Em 1933, a Rua do Almada, no coração da cidade do Porto, via nascer uma das mais doces fábricas de Portugal. Do coração da Invicta, a Arcádia partiu à conquista do coração dos portugueses com os seus chocolates, amêndoas e, mais recentemente, pastelaria artesanal e gelados. João Bastos, neto do fundador e administrador da empresa, falou com a Grande Consumo sobre o novo conceito, o mercado de chocolates e o futuro da empresa. 

É uma das mais icónicas marcas nacionais. Com 84 anos de existência, a Arcádia já enfrentou e sobreviveu a várias crises económicas. Especialista em chocolate artesanal, mas não só, a marca está agora num período de expansão e de mudança, apostando num novo conceito de loja e também numa nova oferta, os gelados. A somar a isto, a Arcádia deslocalizou a sua fábrica para Grijó e vai, no próximo ano, inaugurar uma loja-museu na rua que a viu nascer.

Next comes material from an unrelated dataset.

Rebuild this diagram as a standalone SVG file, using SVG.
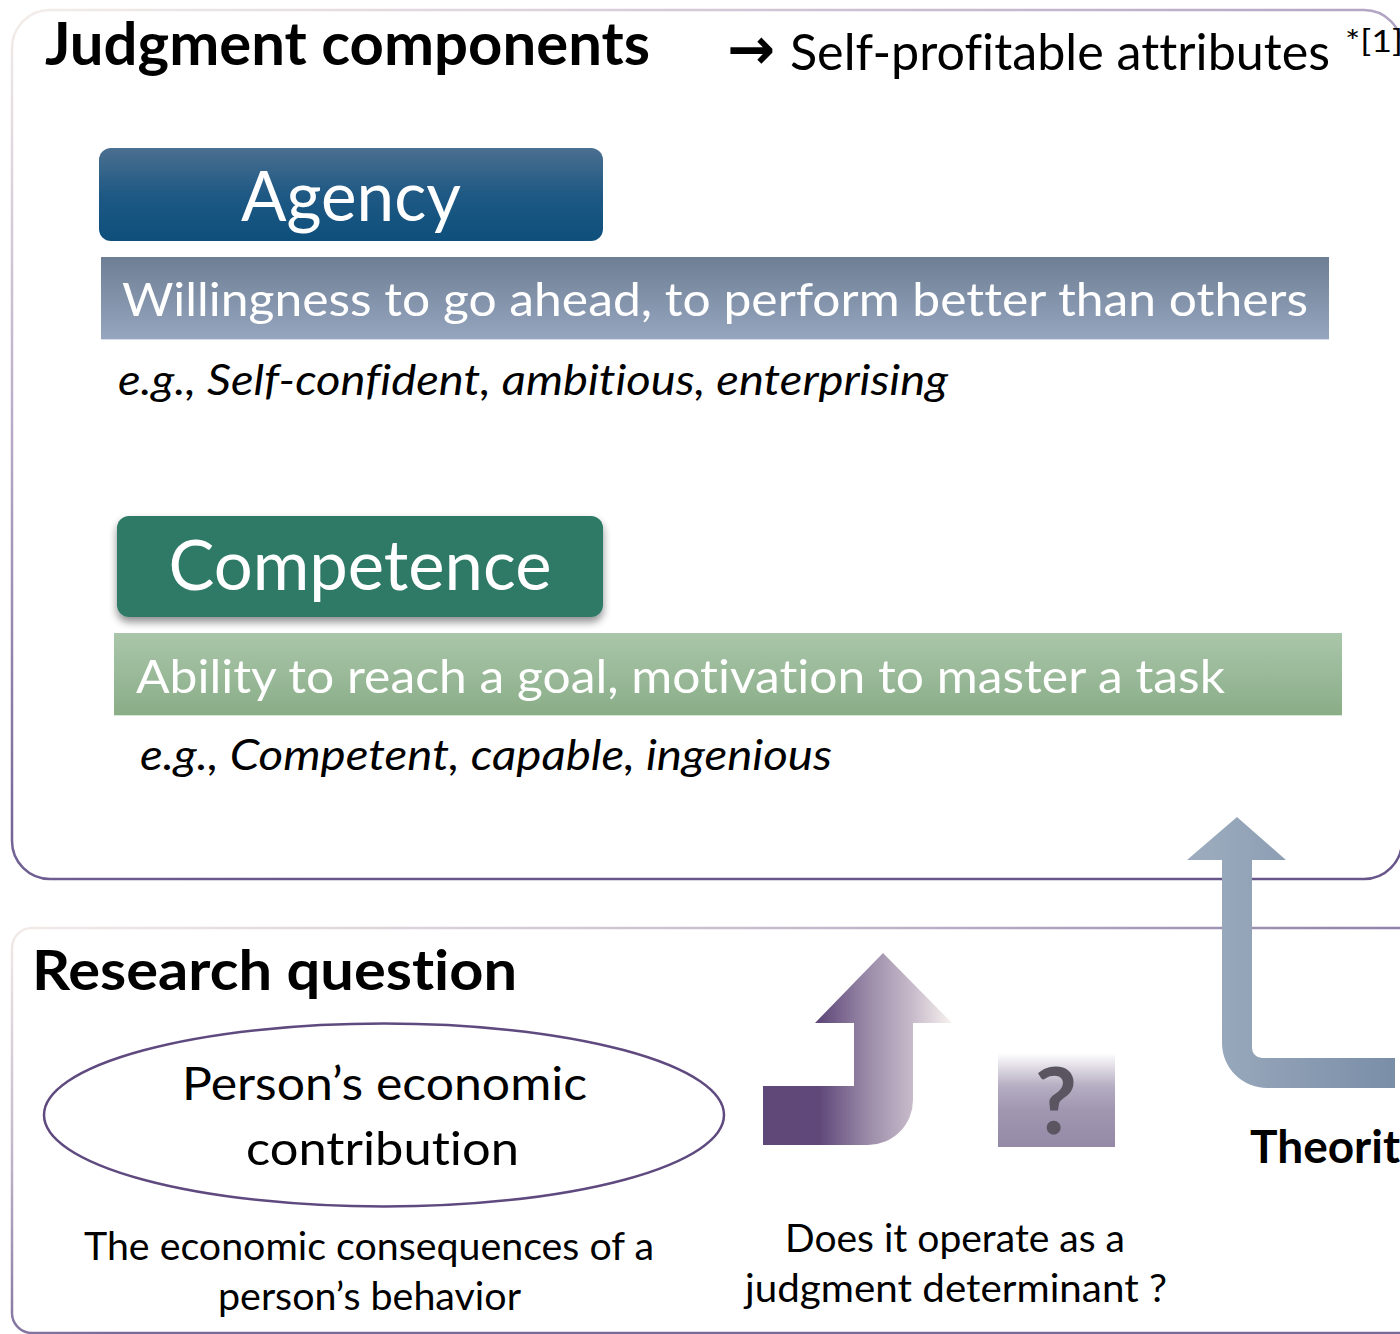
<svg xmlns="http://www.w3.org/2000/svg" width="1400" height="1334" viewBox="0 0 1400 1334">
  <defs>
    <linearGradient id="frameTop" gradientUnits="userSpaceOnUse" x1="12" y1="10" x2="300" y2="880">
      <stop offset="0" stop-color="#f4eeea"/>
      <stop offset="0.45" stop-color="#b6a8c6"/>
      <stop offset="0.9" stop-color="#6e5e92"/>
      <stop offset="1" stop-color="#66568a"/>
    </linearGradient>
    <linearGradient id="frameBottom" gradientUnits="userSpaceOnUse" x1="12" y1="928" x2="120" y2="1334">
      <stop offset="0" stop-color="#f3ebe8"/>
      <stop offset="0.5" stop-color="#c4b8cc"/>
      <stop offset="1" stop-color="#7a6a9a"/>
    </linearGradient>
    <linearGradient id="agencyFill" x1="0" y1="0" x2="0" y2="1">
      <stop offset="0" stop-color="#4b6f8f"/>
      <stop offset="0.5" stop-color="#1e5984"/>
      <stop offset="1" stop-color="#0e4f7c"/>
    </linearGradient>
    <linearGradient id="agencyBar" x1="0" y1="0" x2="0" y2="1">
      <stop offset="0" stop-color="#6d7e95"/>
      <stop offset="1" stop-color="#96a6be"/>
    </linearGradient>
    <linearGradient id="competenceBar" x1="0" y1="0" x2="0" y2="1">
      <stop offset="0" stop-color="#aac6aa"/>
      <stop offset="1" stop-color="#89ad87"/>
    </linearGradient>
    <linearGradient id="blueArrow" gradientUnits="userSpaceOnUse" x1="1187" y1="0" x2="1395" y2="0">
      <stop offset="0" stop-color="#9eadbf"/>
      <stop offset="1" stop-color="#7a8ea8"/>
    </linearGradient>
    <linearGradient id="purpleArrow" gradientUnits="userSpaceOnUse" x1="763" y1="0" x2="952" y2="0">
      <stop offset="0" stop-color="#5e4878"/>
      <stop offset="0.3" stop-color="#60497a"/>
      <stop offset="0.55" stop-color="#9a8aa8"/>
      <stop offset="0.8" stop-color="#c9bdcc"/>
      <stop offset="1" stop-color="#f8f2ee"/>
    </linearGradient>
    <linearGradient id="questionFill" x1="0" y1="0" x2="0" y2="1">
      <stop offset="0" stop-color="#ffffff"/>
      <stop offset="0.35" stop-color="#b6aec3"/>
      <stop offset="0.6" stop-color="#a197b1"/>
      <stop offset="1" stop-color="#958aa6"/>
    </linearGradient>
    <filter id="softShadow" x="-10%" y="-20%" width="120%" height="160%">
      <feGaussianBlur in="SourceAlpha" stdDeviation="4"/>
      <feOffset dx="0" dy="5" result="blur"/>
      <feComponentTransfer><feFuncA type="linear" slope="0.45"/></feComponentTransfer>
      <feMerge><feMergeNode/><feMergeNode in="SourceGraphic"/></feMerge>
    </filter>
  </defs>
  <style>
    text { font-family: Lato, "Open Sans", "Liberation Sans", sans-serif; font-variant-ligatures: none; font-feature-settings: "liga" 0; }
    .head { font-weight: bold; fill: #000; }
    .plain { fill: #000; }
    .white { fill: #fff; }
    .ital { font-style: italic; fill: #000; }
    .frame { fill: none; stroke-width: 2.5; }
  </style>

  <rect width="1400" height="1334" fill="#fff"/>

  <!-- panel frames -->
  <g id="panel-judgment">
    <rect class="frame" x="12" y="10" width="1390" height="869" rx="38" stroke="url(#frameTop)"/>
  </g>
  <g id="panel-research">
    <rect class="frame" x="12" y="928" width="1460" height="405" rx="20" stroke="url(#frameBottom)"/>
  </g>

  <!-- header -->
  <g id="title-judgment">
    <text class="head" x="45" y="65" font-size="60" textLength="605" lengthAdjust="spacingAndGlyphs">Judgment components</text>
    <text x="727" y="69" font-size="58" font-weight="bold" style="font-family:'DejaVu Sans',sans-serif" fill="#000" textLength="48" lengthAdjust="spacingAndGlyphs">→</text>
    <text class="plain" x="790" y="70" font-size="50" textLength="540" lengthAdjust="spacingAndGlyphs">Self-prof&#8204;itable attributes</text>
    <text class="plain" x="1345" y="52" font-size="30" textLength="58" lengthAdjust="spacingAndGlyphs">*[1]</text>
  </g>

  <!-- agency -->
  <g id="node-agency">
    <rect x="99" y="148" width="504" height="93" rx="12" fill="url(#agencyFill)"/>
    <text class="white" x="351" y="221" font-size="70" text-anchor="middle" textLength="220" lengthAdjust="spacingAndGlyphs">Agency</text>
  </g>
  <g id="node-agency-definition">
    <rect x="101" y="257" width="1228" height="83" fill="url(#agencyBar)"/>
    <line x1="101" y1="339.5" x2="1329" y2="339.5" stroke="#d6dde6" stroke-width="1"/>
    <text class="white" x="122" y="316" font-size="47" textLength="1186" lengthAdjust="spacingAndGlyphs">Willingness to go ahead, to perform better than others</text>
  </g>
  <g id="node-agency-examples">
    <text class="ital" x="118" y="395" font-size="42" textLength="830" lengthAdjust="spacingAndGlyphs">e.g., Self-conf&#8204;ident, ambitious,  enterprising</text>
  </g>

  <!-- competence -->
  <g id="node-competence">
    <rect x="117" y="516" width="486" height="101" rx="12" fill="#2d7a66" filter="url(#softShadow)"/>
    <text class="white" x="360" y="590" font-size="70" text-anchor="middle" textLength="383" lengthAdjust="spacingAndGlyphs">Competence</text>
  </g>
  <g id="node-competence-definition">
    <rect x="114" y="633" width="1228" height="83" fill="url(#competenceBar)"/>
    <line x1="114" y1="715.5" x2="1342" y2="715.5" stroke="#d8e6d6" stroke-width="1"/>
    <text class="white" x="136" y="693" font-size="47" textLength="1089" lengthAdjust="spacingAndGlyphs">Ability to reach a goal, motivation to master a task</text>
  </g>
  <g id="node-competence-examples">
    <text class="ital" x="140" y="770" font-size="42" textLength="692" lengthAdjust="spacingAndGlyphs">e.g., Competent, capable,  ingenious</text>
  </g>

  <!-- research question -->
  <g id="title-research">
    <text class="head" x="32" y="990" font-size="56" textLength="485" lengthAdjust="spacingAndGlyphs">Research question</text>
  </g>
  <g id="node-contribution">
    <ellipse cx="384" cy="1115" rx="340" ry="91.5" fill="#fff" stroke="#5f4a80" stroke-width="2.5"/>
    <text class="plain" x="384.5" y="1100" font-size="46" text-anchor="middle" textLength="405" lengthAdjust="spacingAndGlyphs">Person’s economic</text>
    <text class="plain" x="382.5" y="1165" font-size="46" text-anchor="middle" textLength="273" lengthAdjust="spacingAndGlyphs">contribution</text>
  </g>
  <g id="node-contribution-note">
    <text class="plain" x="369" y="1260" font-size="38" text-anchor="middle" textLength="570" lengthAdjust="spacingAndGlyphs">The economic consequences  of a</text>
    <text class="plain" x="369.5" y="1310" font-size="38" text-anchor="middle" textLength="303" lengthAdjust="spacingAndGlyphs">person’s behavior</text>
  </g>
  <g id="node-question">
    <rect x="998" y="1053" width="117" height="94" fill="url(#questionFill)"/>
    <text x="1056" y="1134" font-size="92" font-weight="bold" text-anchor="middle" fill="#5a5560">?</text>
  </g>
  <g id="node-question-note">
    <text class="plain" x="955" y="1252" font-size="38" text-anchor="middle" textLength="340" lengthAdjust="spacingAndGlyphs">Does it operate as a</text>
    <text class="plain" x="956" y="1302" font-size="38" text-anchor="middle" textLength="422" lengthAdjust="spacingAndGlyphs">judgment determinant ?</text>
  </g>
  <g id="node-theory">
    <text class="head" x="1250" y="1163" font-size="46">Theorit</text>
  </g>

  <!-- connectors -->
  <g id="connectors">
    <path d="M883 953 L952 1023 L913 1023 L913 1100 A45 45 0 0 1 868 1145 L763 1145 L763 1086 L854 1086 L854 1023 L815 1023 Z" fill="url(#purpleArrow)"/>
    <path d="M1237 817 L1286 860 L1252 860 L1252 1048 A10 10 0 0 0 1262 1058 L1395 1058 L1395 1088 L1267 1088 A45 45 0 0 1 1222 1043 L1222 860 L1187 860 Z" fill="url(#blueArrow)"/>
  </g>
</svg>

Se a antiguidade é um posto, a marca parece não se dar por satisfeita e continua a reinventar-se, ano após ano. A filosofia da empresa tem passado por aproveitar os momentos mais difíceis para encontrar oportunidades de negócio. Para João Bastos, neto do fundador e administrador da Arcádia, esta é uma das chaves do negócio. “Quando existe uma ameaça, existe sempre uma oportunidade. Partilhamos essa máxima e procuramos estar sempre na crista da onda. De facto, o país passou por uma crise muito complicada e também tivemos que nos adaptar a essa crise. Nessa altura, optámos por lojas exclusivamente de chocolates e amêndoas, com um investimento menor. Foi o método que encontrámos para continuar a nossa expansão. Neste momento, o país vive, felizmente, uma situação melhor e estamos numa nova vaga de expansão com um novo conceito, mais alargado”, explica.

Expansão
Com 2017 a terminar, a Arcádia não podia ter encerrado o ano de melhor forma. Às quatro novas lojas – Parque das Nações, MarShopping Algarve, Mercado Beira-Rio e Mercado do Bom Sucesso – junta-se ainda a descentralização da fábrica da Rua do Almada para Grijó e a aposta num novo segmento, os gelados. Apesar do número de lojas ser mais reduzido que no ano anterior, a faturação da empresa não está, antes pelo contrário, a ser afetada. “Apesar de termos menos lojas, estamos com um crescimento de vendas de 5%, o que é excelente dada a situação. Com as quatro novas aberturas, e consoante o comportamento destas agora no Natal, acredito que possamos crescer a mais de dois dígitos. As nossas expectativas são de terminar o ano com um crescimento na ordem dos 15% a 20%”.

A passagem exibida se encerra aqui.